Tidak cukup dengan pengakuan sang menteri ini, Sultan memerintahkan menteri yang duduk di sebelah kiri untuk melakukan hal serupa. Ia juga tak mencium bau harum surga, sebaliknya malah bau busuk yang menyengat. Tapi, ia juga berpura-pura dan mengatakan bahwa baunya harum sekali. Sultan pun penasaran. Lalu ia berusaha membuka peci Abu Nawas. Namun, tak lama setelah membukanya, Sultan langsung melepaskannya. Ia marah kepada Abu Nawas dan kedua menterinya yang tak jujur. Ia pun memerintahkan kedua menterinya itu dipecat. Abu Nawas, karena berbohong, dihukum dengan 10 kali cambukan.

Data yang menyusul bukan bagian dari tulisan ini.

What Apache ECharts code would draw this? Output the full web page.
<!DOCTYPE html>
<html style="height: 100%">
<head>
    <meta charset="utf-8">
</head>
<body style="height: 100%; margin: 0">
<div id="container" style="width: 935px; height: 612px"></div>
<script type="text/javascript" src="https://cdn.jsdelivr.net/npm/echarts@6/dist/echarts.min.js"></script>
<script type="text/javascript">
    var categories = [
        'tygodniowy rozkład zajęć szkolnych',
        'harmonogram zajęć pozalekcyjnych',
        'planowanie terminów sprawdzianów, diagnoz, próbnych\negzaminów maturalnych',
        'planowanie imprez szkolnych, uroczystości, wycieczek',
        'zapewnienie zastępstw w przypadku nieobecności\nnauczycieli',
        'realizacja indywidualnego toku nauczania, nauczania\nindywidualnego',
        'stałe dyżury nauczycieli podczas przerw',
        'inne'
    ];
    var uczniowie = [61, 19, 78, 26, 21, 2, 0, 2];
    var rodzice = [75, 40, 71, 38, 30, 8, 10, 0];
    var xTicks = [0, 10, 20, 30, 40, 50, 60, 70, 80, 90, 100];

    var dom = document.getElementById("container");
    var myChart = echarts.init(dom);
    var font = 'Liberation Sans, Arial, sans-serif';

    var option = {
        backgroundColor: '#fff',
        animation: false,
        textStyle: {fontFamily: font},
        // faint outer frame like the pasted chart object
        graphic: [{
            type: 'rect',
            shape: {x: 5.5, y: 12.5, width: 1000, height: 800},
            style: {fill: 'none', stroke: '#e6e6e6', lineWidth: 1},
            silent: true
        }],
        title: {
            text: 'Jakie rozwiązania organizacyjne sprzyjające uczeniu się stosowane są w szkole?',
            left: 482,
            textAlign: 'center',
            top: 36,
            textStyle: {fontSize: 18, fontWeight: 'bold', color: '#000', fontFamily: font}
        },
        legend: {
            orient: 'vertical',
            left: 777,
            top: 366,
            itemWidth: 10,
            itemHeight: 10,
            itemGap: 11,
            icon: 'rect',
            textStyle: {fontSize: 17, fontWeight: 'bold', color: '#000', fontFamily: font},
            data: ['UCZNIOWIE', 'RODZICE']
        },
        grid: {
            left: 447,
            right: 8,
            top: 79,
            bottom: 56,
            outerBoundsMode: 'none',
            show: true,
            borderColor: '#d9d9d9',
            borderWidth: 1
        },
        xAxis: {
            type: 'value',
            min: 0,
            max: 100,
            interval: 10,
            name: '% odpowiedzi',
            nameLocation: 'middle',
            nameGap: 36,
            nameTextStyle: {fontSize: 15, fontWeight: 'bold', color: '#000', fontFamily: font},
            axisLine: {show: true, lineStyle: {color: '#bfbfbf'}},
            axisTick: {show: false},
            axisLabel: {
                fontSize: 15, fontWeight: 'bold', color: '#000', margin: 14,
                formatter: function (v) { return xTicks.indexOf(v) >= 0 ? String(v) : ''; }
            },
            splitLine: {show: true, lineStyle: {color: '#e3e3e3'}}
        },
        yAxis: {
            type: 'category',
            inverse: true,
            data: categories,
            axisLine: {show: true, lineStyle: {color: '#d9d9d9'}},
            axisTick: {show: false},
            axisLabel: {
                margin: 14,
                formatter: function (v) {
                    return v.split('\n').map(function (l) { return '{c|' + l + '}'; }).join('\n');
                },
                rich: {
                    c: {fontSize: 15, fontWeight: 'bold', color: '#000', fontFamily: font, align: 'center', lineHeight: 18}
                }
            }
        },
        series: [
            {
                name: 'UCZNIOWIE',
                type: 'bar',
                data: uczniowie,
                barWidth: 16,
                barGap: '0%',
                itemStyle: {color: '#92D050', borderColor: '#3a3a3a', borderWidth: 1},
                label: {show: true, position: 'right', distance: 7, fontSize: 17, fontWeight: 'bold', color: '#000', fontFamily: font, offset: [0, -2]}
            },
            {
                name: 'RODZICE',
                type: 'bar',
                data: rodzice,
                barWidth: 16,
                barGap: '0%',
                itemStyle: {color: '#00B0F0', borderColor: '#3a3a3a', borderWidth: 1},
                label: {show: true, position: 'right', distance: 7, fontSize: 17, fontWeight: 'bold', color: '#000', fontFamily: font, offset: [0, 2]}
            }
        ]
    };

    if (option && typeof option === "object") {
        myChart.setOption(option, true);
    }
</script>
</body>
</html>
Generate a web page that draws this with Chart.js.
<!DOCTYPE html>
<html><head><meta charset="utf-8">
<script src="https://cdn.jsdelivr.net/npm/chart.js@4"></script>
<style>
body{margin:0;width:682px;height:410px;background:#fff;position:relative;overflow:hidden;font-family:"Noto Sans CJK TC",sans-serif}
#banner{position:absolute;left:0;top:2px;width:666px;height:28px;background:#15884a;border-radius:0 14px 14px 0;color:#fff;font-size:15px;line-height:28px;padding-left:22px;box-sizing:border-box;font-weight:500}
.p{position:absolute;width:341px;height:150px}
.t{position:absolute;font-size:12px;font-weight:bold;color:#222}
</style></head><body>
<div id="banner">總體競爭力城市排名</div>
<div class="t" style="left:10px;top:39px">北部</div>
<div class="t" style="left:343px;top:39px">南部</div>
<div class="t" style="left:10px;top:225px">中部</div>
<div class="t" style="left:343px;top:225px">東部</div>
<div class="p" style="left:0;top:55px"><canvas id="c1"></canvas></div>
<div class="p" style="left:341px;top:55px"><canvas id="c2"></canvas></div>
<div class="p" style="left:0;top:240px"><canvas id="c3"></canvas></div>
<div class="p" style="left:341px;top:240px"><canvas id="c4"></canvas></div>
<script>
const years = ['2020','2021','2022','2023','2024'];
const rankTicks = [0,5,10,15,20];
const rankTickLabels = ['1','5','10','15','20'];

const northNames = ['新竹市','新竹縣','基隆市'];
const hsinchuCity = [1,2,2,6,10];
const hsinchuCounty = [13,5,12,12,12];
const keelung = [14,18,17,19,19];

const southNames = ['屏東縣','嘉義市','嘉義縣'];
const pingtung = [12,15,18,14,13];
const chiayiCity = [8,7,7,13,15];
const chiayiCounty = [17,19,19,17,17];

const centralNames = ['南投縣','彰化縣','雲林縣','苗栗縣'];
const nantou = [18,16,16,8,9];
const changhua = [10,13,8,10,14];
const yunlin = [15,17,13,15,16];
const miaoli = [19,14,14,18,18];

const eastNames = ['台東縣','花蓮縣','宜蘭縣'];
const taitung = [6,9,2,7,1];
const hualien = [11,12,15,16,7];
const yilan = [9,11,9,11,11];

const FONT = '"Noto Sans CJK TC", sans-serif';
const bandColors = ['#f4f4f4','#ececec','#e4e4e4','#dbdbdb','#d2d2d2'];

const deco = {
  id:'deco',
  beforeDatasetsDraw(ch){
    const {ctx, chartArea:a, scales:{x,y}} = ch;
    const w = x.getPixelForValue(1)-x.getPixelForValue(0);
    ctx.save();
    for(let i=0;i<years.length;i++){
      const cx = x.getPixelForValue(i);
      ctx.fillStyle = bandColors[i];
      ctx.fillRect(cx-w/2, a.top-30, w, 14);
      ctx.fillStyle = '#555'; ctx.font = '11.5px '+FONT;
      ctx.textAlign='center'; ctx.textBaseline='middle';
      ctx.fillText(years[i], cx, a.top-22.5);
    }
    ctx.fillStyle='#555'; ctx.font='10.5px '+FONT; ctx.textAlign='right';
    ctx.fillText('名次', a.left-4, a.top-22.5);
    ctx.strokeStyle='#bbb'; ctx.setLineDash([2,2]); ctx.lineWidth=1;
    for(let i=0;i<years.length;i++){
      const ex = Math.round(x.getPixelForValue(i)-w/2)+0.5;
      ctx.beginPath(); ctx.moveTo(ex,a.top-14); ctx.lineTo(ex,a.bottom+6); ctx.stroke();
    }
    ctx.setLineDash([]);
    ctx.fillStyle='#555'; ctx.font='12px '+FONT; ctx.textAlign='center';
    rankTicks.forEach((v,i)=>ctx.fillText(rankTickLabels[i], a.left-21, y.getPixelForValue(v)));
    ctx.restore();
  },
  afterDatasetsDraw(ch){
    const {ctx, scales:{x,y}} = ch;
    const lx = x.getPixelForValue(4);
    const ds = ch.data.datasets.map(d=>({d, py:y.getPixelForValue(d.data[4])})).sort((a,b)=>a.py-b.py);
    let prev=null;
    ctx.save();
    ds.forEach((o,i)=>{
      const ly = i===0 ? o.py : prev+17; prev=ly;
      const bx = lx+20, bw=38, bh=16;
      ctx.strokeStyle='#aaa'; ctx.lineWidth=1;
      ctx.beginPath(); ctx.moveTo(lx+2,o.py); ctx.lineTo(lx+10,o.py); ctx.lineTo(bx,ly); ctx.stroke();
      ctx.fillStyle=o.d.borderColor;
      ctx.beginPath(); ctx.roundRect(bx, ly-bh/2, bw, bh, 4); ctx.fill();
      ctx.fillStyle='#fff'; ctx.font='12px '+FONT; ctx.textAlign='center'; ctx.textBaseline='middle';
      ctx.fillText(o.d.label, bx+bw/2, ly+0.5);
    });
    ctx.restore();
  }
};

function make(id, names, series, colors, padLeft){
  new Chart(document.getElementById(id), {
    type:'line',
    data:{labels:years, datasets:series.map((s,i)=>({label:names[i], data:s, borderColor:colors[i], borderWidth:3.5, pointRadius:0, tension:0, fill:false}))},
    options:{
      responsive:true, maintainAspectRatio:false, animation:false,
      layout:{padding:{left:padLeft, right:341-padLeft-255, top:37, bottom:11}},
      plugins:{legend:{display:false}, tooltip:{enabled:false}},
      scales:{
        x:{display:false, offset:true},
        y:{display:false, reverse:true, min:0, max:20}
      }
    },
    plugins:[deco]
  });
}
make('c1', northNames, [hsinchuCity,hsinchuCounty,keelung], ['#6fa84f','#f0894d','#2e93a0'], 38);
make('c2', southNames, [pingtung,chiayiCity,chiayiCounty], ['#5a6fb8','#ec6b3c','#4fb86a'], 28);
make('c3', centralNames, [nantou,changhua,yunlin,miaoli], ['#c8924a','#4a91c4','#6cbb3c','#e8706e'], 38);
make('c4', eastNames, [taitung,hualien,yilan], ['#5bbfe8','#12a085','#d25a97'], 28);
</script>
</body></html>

Kisah di atas mempertontonkan dengan jelas bagaimana nasib nahas itu menimpa para menteri yang suka berbohong, bermaksiat, dan menjilat atasan. Pemecatan itu pun dinilai wajar. Karena diukur dari segi apa pun, tipe menteri penjilat merupakan sosok yang bermental lemah (soft culture). Mereka malas dan tidak akan mampu berpikir serius (high culture), apalagi berbuat untuk kemajuan negara dan rakyatnya.
Sikap penjilat telah melunturkan idealisme, membunuh kreativitas, dan mematikan kerja keras. Mereka tak mau pusing dan masa bodoh menyaksikan persoalan kenegaraan yang menantang dan menuntut pemecahan. Bagi mereka, watak penjilat hanyalah media hipokrit (kemunafikan) untuk mencari selamat dan menjunjung pimpinannya agar senang. Sementara urusan negara dan rakyat tak dihiraukan, karena hati dan telinganya telah disumbat oleh hawa nafsu, kesombongan, dan keserakahan. (QS [31]: 7).
Marilah kita singkirkan watak penjilat ini. Jangan beri kemudahan untuk membuat kerusakan dan menyebarkan fitnah dan kemunafikan. Sebab, hal ini akan membuat rusak akhlak dan moral bangsa. Wallahu a’lam.